Intorno agli 11 anni ho cominciato a maturare una specie di inclinazione, una propensione a percepire i fremiti che attraversano le coscienze della gente.

All’inizio subivo questa sensibilità come qualcosa di invadente e non gradito. Crescendo ho cominciato a figurarmi le intuizioni che avevo come se fossero spiritelli che saltellano qua e là da una persona all’altra, senza che se nessuno li veda.

Ad oggi, mi sento di dire che spesso si tratta di folletti di poco conto (le cosiddette tendenze), a volte genietti meno frivoli (i costumi). Da diversi anni questa propensione si è evoluta e ha assunto anche un carattere sinistro. E’ diventata una luccicanza che mi fa comparire in testa delle strane parole Povero che s’inseriscono nei miei pensieri allo stesso modo dei mitici fotogrammi porno piazzati in mezzo alle pubblicità della Coca Cola. Le parole non mi compaiono davanti allo specchio come per il figlio di Jack Nicholson in Shining, ma più o meno funziona uguale.

Queste parole che mi compaiono in testa sono quelle che le persone non vogliono sentire.

Sì, perchè ci sono un sacco di parole, immagini e idee di cui le persone non vogliono sapere.

Nel corso degli anni ho percepito diverse di queste parole, ma la prima esperienza risale al 2001. Era una parola scomoda, e anche Povero poco piacevole foneticamente. Qualcuno s’era divertito a scriverla su uno striscione di una parata del May Day, a Milano.

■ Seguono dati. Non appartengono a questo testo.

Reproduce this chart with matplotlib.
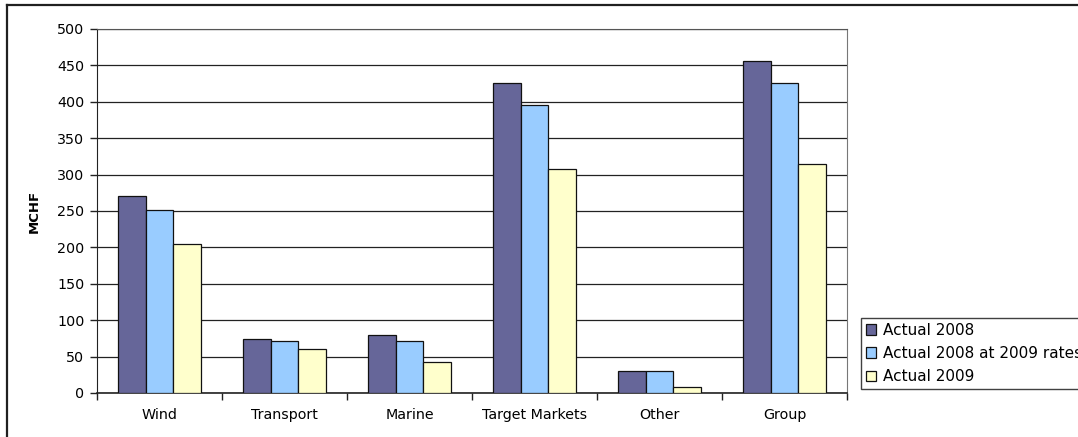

Nel 2004 è nato San Precario e da allora la parola Precario è entrata nella hall of fame dei termini scomodi, senza mai riscattarsi ma raggiungendo incredibile diffusione.

Precario è una parola che continua a stare sulle palle a tutti per ovvii motivi. Sfido chiunque a farsi piacere parole come Rogna, Lebbra, Cassintegrato, Appestato, Alieno, Piaga. Se fossero odori sarebbero zaffate di quelle Povero che uno si guarda circospetto e fa finta di avere il polpaccio addormentato per cambiare posizione e spostarsi due metri più in la’.

Precario, come le altre parole che la gente non vuole sentire, prima o dopo doveva uscire allo scoperto. Questa storia Povero delle parole scomode è un po’ come Gianfranco Fini: da quanto tempo è scomodo alla maggioranza? Un’infinità. E nessuno lo voleva dire chiaro e tondo. Inevitabile che si dovessere lasciar descrivere in barba alla Povero sua scomodità. Alcuni sostengono che la precarietà sia un’interpretazione sbagliata della flessibilità, altri sostengono che anche Gianfranco Fini in quanto a interpretazioni sia piuttosto confuso rispetto al fare o meno opposizione. Incrociamo le dita che Povero comincino a circolare parole più adatte a definire entrambi i casi.

Da un po’ di tempo mi saltella in testa un’altra parola di quelle che la gente non Povero vuole sentire. E’ una parolina magica ben più seccante di Precario. Per alcuni angosciante. Perchè quando verrà fuori sarà difficilissima da tollerare. Roba che Precario è stato come darsi una spruzzata di deodorante. E chi tiene le antenne dritte la parola l’ha già capita.